Sorry for my obscure. Actually I want to do some data mining on the Cantonese lyric and first objective is topic model using LDA. But the python library, nltk, doesn't provide any function of Chinese character cutting. So I wonder if your library can do that. For example, for the follow lyric: 時間轉眼流走人越大越少朋友 And I want to cut the sentence to: 時間/轉眼/流走/人/越/大/越/少/朋友 Thanks a lot!

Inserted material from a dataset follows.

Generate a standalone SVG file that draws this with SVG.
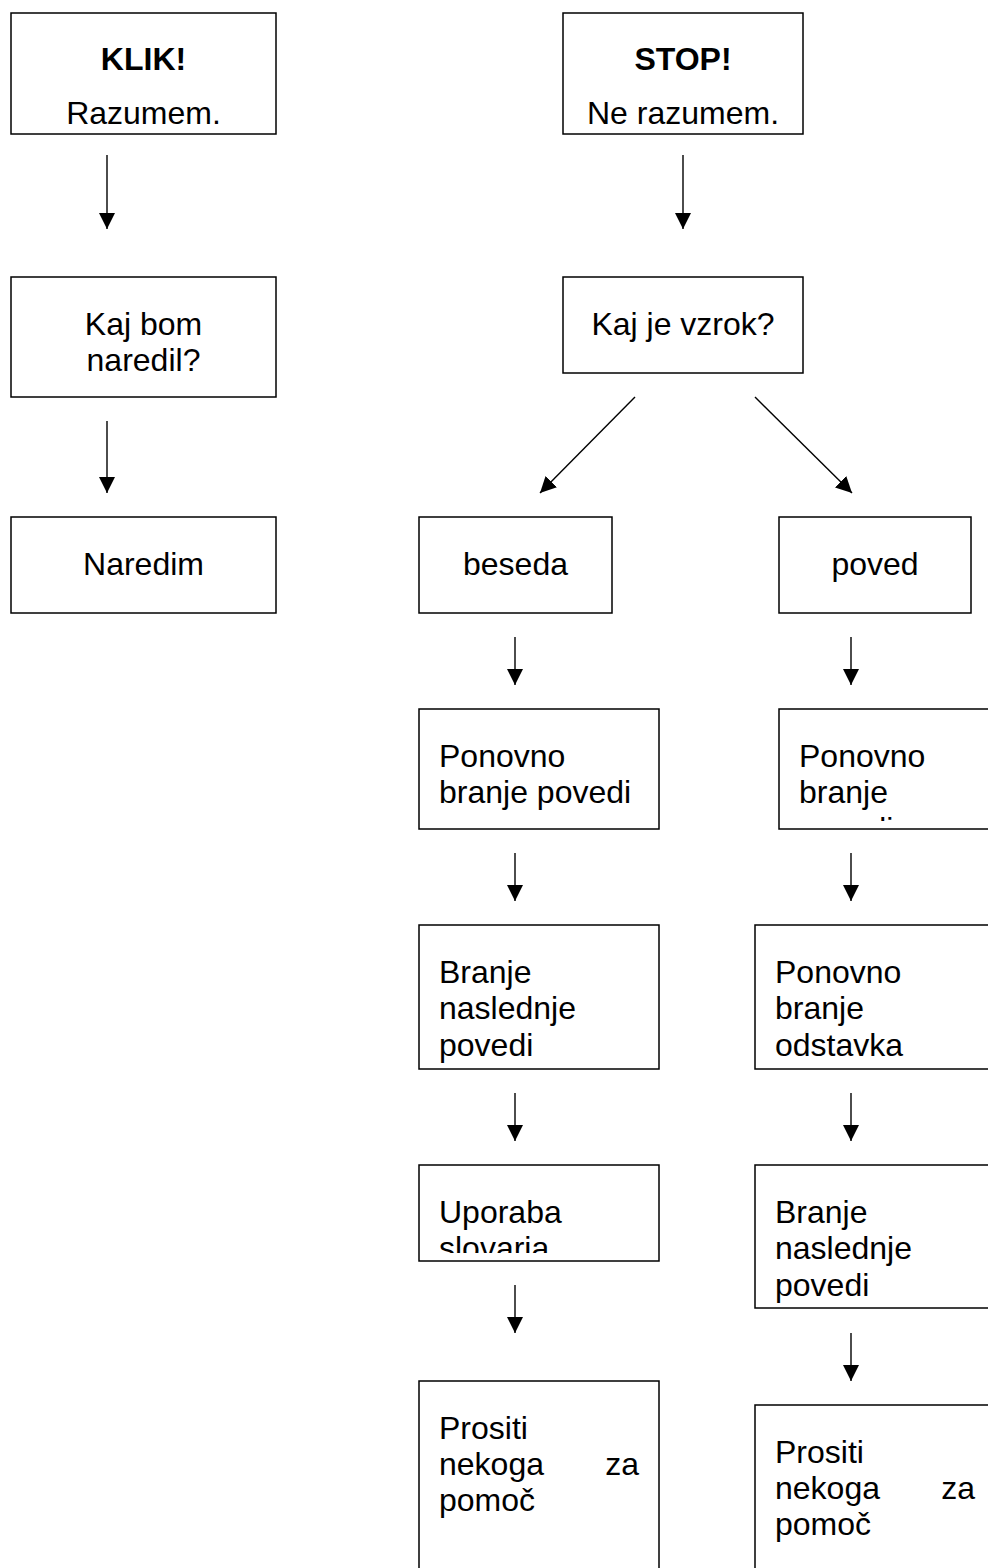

I see -- so you're talking about the word segmentation problem (tokenization would mean the word boundaries are already indicated in some way and the task would take advantage of such information, which is not your case). PyCantonese doesn't do this at this point. That said, for word segmentation in python, I'm aware of the wordsegment library. It appears to be adaptable for non-English languages, if you have the unigrams and bigrams plus their counts based on some corpus of the language you're working on. I haven't tried it myself though. (PyCantonese could certainly help get the n-grams and counts for the HKCanCor data.)
Great! I have solved this problem! But now I have another. Given a certain string of Chinese character, how to return the jyupting only? For instance, input: 喂遲啲去唔去 output: wai3 ci4 di1 heoi3 m4 heoi3 Thanks a lot!
Conversion between characters and Jyutping is on the to-do list for PyCantonese. Meanwhile, would other online tools for this purpose accomplish what you're after? Looks like a quick google search will return a handful of options. Hope this helps! I'm closing this issue for now, though please do feel free to open an issue for other questions/comments about PyCantonese.
Oh... Seems that your library is the most functional one for Cantonese. But, anyway, thank you vey much.
Your work is really great! I want to do some LDA work on the Cantonese data. Can I use your library to finish the tokenizing work? How? Thanks a lot!